Une plongée au cœur de la Chine contemporaine qui révèle les écarts entre discours intérieur et extérieur.

Depuis la mort de Mao Zedong et l’arrivée de Deng Xiaoping, la Chine aurait emprunté une voie l’éloignant progressivement du communisme pour se rapprocher du libéralisme. Ce constat simpliste, largement diffusé, est ici déconstruit par Alice Ekman dans son livre qui a reçu le Prix du livre géopolitique 2020 et le Prix Aujourd'hui 2020. La solide enquête présentée montre que Xi Jinping, depuis le début de sa présidence, n’a cessé d’étaler les tentacules du Parti dans l’ensemble des strates de la société, de l’école à l’entreprise, mais aussi à l’extérieur. Si à l’intérieur le président aspire à mieux contrôler la population par les recettes traditionnelles du communisme, son objectif à l’international est d’établir un paradigme manichéen et de placer la Chine à la tête de l’un des deux blocs. La sinologue aspire davantage à comprendre le marxisme-léninisme recomposé avec pragmatisme par Xi Jinping qu'à savoir si la Chine est encore ou non communiste.

 

Déconstruire un discours occidental

Pour comprendre le système politique de Pékin et par sa maîtrise du mandarin, Alice Ekman a mené près de 400 entretiens dans les sphères politiques, économiques et culturelles chinoises, qui participent au positionnement du pays sur la scène internationale. Ces échanges révèlent une peur plus profonde de la hiérarchie que sous Hu Jintao. Autre source, les discours des dirigeants, peu étudiés hors du pays en raison de leur longueur, à l’image de celui prononcé par Xi Jinping lors du XIXe Congrès du Parti en 2017 et qui s’étale sur trois heures. Ces textes sont solidement construits et les fonctionnaires ont pour consigne de les lire, de les étudier et de les diffuser. Cette politique intérieure contraste avec les prises de parole des dirigeants à l’extérieur qui ont lissé leurs discours, et les ont harmonisés sur les normes internationales. Il faut donc bien se garder de penser la Chine au travers du discours de son président à Davos en 2017 où opportuniste, il profitait du vide diplomatique laissé par Donald Trump pour séduire les élites financières du monde.

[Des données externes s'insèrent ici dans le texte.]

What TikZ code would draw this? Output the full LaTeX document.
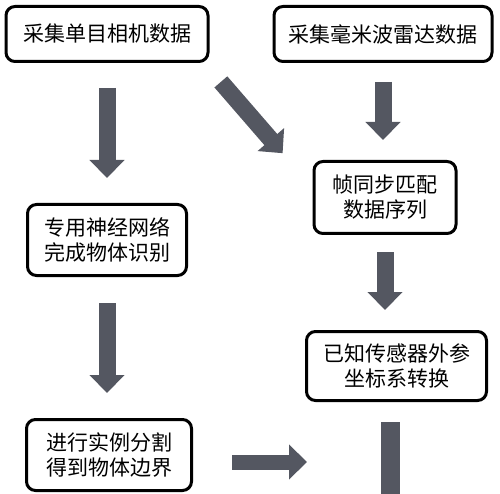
\documentclass[tikz,border=0pt]{standalone}
\usepackage{xcolor}
\usepackage{fontspec}
\newfontfamily\cjk{Noto Sans CJK SC}
\usepackage{tikz}
\usetikzlibrary{positioning,arrows.meta,calc}
\definecolor{arrowgray}{RGB}{84,87,97}

\begin{document}
\begin{tikzpicture}[x=1pt, y=-1pt,
    every node/.style={font=\cjk\fontsize{21}{25}\selectfont},
    box/.style={draw, line width=3pt, rounded corners=9pt, inner sep=0pt, align=center, fill=white},
    bigarrow/.style={-{Triangle[length=18pt, width=34pt]}, line width=17pt, draw=arrowgray},
    bar/.style={line width=19pt, draw=arrowgray},
]
\useasboundingbox (0,0) rectangle (500,494);

% Left column
\node[box, minimum width=202pt, minimum height=55pt] (cam) at (107,34) {采集单目相机数据};
\node[box, minimum width=159pt, minimum height=71pt] (nnet) at (107,240) {专用神经网络\\完成物体识别};
\node[box, minimum width=165pt, minimum height=71pt] (seg) at (109,455) {进行实例分割\\得到物体边界};

% Right column
\node[box, minimum width=218pt, minimum height=55pt] (radar) at (383,34) {采集毫米波雷达数据};
\node[box, minimum width=142pt, minimum height=72pt] (sync) at (385,197.5) {帧同步匹配\\数据序列};
\node[box, minimum width=180pt, minimum height=69pt] (extr) at (396.5,366) {已知传感器外参\\坐标系转换};

% Free ends
\coordinate (segout) at (307,462);
\coordinate (bottom) at (390,494);

% Arrows
\draw[bigarrow, shorten <=25pt, shorten >=25pt] (cam) -- (nnet);
\draw[bigarrow, shorten <=26pt, shorten >=25pt] (nnet) -- (nnet |- seg.north);
\draw[bigarrow, shorten <=19pt, shorten >=20pt] (radar) -- (radar |- sync.north);
\draw[bigarrow, shorten <=17pt, shorten >=20pt] (sync) -- (sync |- extr.north);
\draw[bigarrow, shorten <=25pt, shorten >=9pt] ([xshift=-5pt]cam.south east) -- ([xshift=-24pt]sync.north west);
\draw[bigarrow, line width=15pt, shorten <=39pt] (seg.east |- segout) -- (segout);
\draw[bar, shorten <=20pt] (bottom |- extr.south) -- (bottom);

\end{tikzpicture}
\end{document}
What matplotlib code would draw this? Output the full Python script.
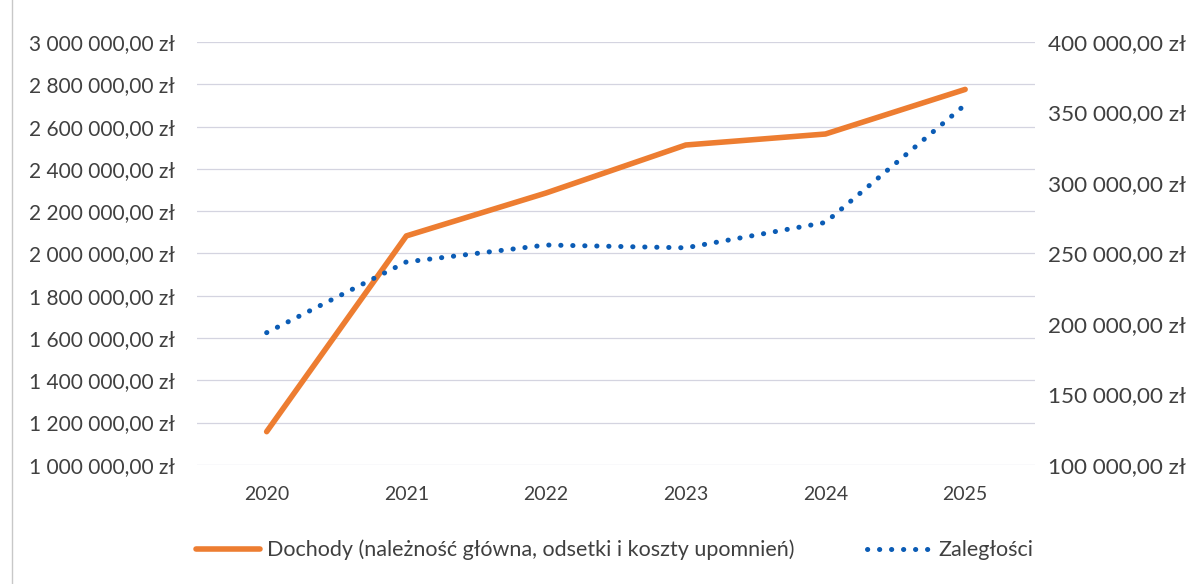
import matplotlib.pyplot as plt
import matplotlib.ticker as mticker
from matplotlib.patches import Rectangle

plt.rcParams['font.family'] = ['Lato', 'DejaVu Sans']

lata = ['2020', '2021', '2022', '2023', '2024', '2025']
dochody = [1157000, 2083000, 2286000, 2513000, 2565000, 2776000]
zaleglosci = [193800, 244000, 256000, 254000, 272000, 355500]

etykieta_dochody = 'Dochody (należność główna, odsetki i koszty upomnień)'
etykieta_zaleglosci = 'Zaległości'

tekst = '#404040'


def zl(v, pos=None):
    s = f'{v:,.2f}'.replace(',', ' ').replace('.', ',')
    return s + ' zł'


fig = plt.figure(figsize=(12, 5.84), dpi=100)
ax = fig.add_axes([0.164, 0.204, 0.6985, 0.724])
ax2 = ax.twinx()

x = range(len(lata))
l1, = ax.plot(x, dochody, color='#ED7D31', lw=4, solid_capstyle='round',
              label=etykieta_dochody, zorder=3)
l2, = ax2.plot(x, zaleglosci, color='#0B5CB5', lw=3.6,
               linestyle=(0, (0.05, 2.35)), dash_capstyle='round',
               label=etykieta_zaleglosci, zorder=3)

ax.set_xlim(-0.5, len(lata) - 0.5)
ax.set_xticks(list(x))
ax.set_xticklabels(lata)
ax.set_ylim(1000000, 3000000)
ax.yaxis.set_major_locator(mticker.MultipleLocator(200000))
ax.yaxis.set_major_formatter(mticker.FuncFormatter(zl))
ax2.set_ylim(100000, 400000)
ax2.yaxis.set_major_locator(mticker.MultipleLocator(50000))
ax2.yaxis.set_major_formatter(mticker.FuncFormatter(zl))

ax.grid(axis='y', color='#d4d4e0', lw=0.9)
ax.set_axisbelow(True)
for a in (ax, ax2):
    for s in a.spines.values():
        s.set_visible(False)
    a.tick_params(length=0, colors=tekst)
ax.tick_params(axis='y', pad=16, labelsize=15)
ax.tick_params(axis='x', pad=15, labelsize=14)
ax2.tick_params(axis='y', pad=9.5, labelsize=16.2)

fig.legend(handles=[l1, l2], loc='center', bbox_to_anchor=(0.512, 0.058),
           ncol=2, frameon=False, fontsize=15.5, labelcolor=tekst,
           handlelength=3.0, handletextpad=0.3, columnspacing=3.4)

fig.patches.append(Rectangle((0.01, -0.01), 1.2, 1.2, transform=fig.transFigure,
                             fill=False, edgecolor='#c8c8c8', lw=1))

fig.savefig('out.png', dpi=100)
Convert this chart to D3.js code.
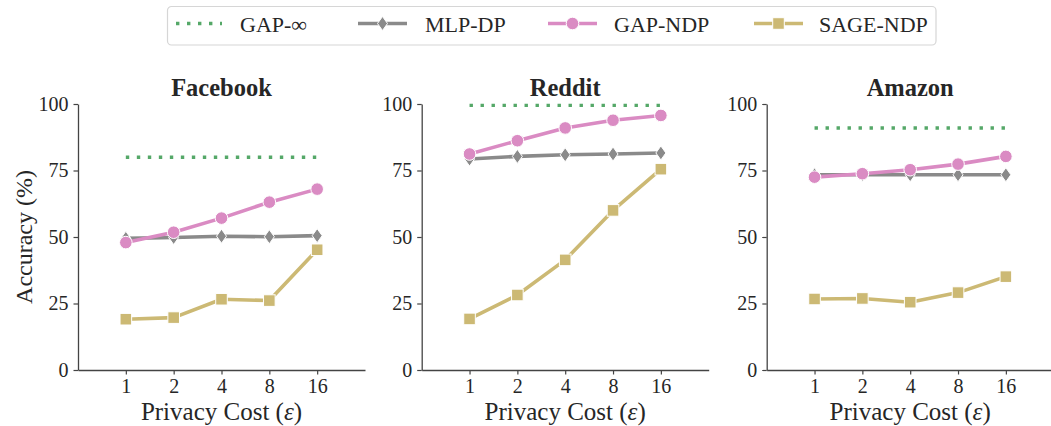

Il convient de s'attarder sur les pages 37-38 pour bien saisir l'approche de l’auteure qui a présenté ses idées en 2018-2019 lors de conférences et affiné ainsi sa réflexion. On ne peut qu’apprécier sa démarche louable qui explique au lecteur pressé que l’essentiel des idées se trouvent en introduction, que les dix constats de la première partie peuvent se lire dans le désordre et qui laisse son courriel en fin d'introduction pour recueillir toute remarque bienvenue du lecteur.

 

Penser le marxisme du XXIe siècle

Les fondamentaux du marxisme-léninisme perdurent, notamment le contrôle de la population et la propagande qui multiplie les références au communisme. D'ailleurs, comme sous Staline, l’art et la culture sont également mis au service de l’idéologie. Si un important secteur privé est toléré, il demeure sous le strict contrôle de l’appareil étatique. Le Parti compte 90 millions de membres et des centaines de cellules dispersées dans l'ensemble des catégories sociales. De l’école à l’entreprise, l’individu est confronté dans son quotidien à des sessions qui martèlent les fondamentaux de la doctrine de Xi Jinping.

Sur la scène internationale, une nouvelle classe de fonctionnaires et de diplomates, plus agressifs, émergent avec Xi Jinping. La Chine ne cache plus son modèle quand il est exposé à l’extérieur mais s’en montre au contraire fière et cherche à l’ériger en exemple. Les ambassadeurs usent d’un discours plus virulent afin de se positionner face aux États-Unis et amener de nouveaux pays à se placer dans son giron. Forte de plusieurs soutiens sur la scène internationale, elle aspire également à élargir son influence par les « nouvelles routes de la soie », tout en se présentant comme la garante du multilatéralisme.

 

Le travail d’Alice Ekman présente davantage une radiographie du système chinois au début de l’année 2020 qu’une somme sur la question. Les interprétations proposées sont solidement documentées et appellent à être confirmées dans les années qui viennent. L’auteure a opté pour un format court (224 pages) et un propos fourni qui s'appuie sur sept années de travail. L’année 2021 s’avère décisive car elle marque les 100 ans du Parti communiste chinois. Pour ce centenaire, Xi Jinping souhaite présenter un communisme capable de concilier les fondamentaux du marxisme-léninisme tout en lui permettant de s’adapter et de triompher des enjeux du XXIe siècle, afin de l’ériger en exemple. Lire Alice Ekman offre une plongée dans le système chinois, loin de tout cliché réducteur établi depuis l’Occident.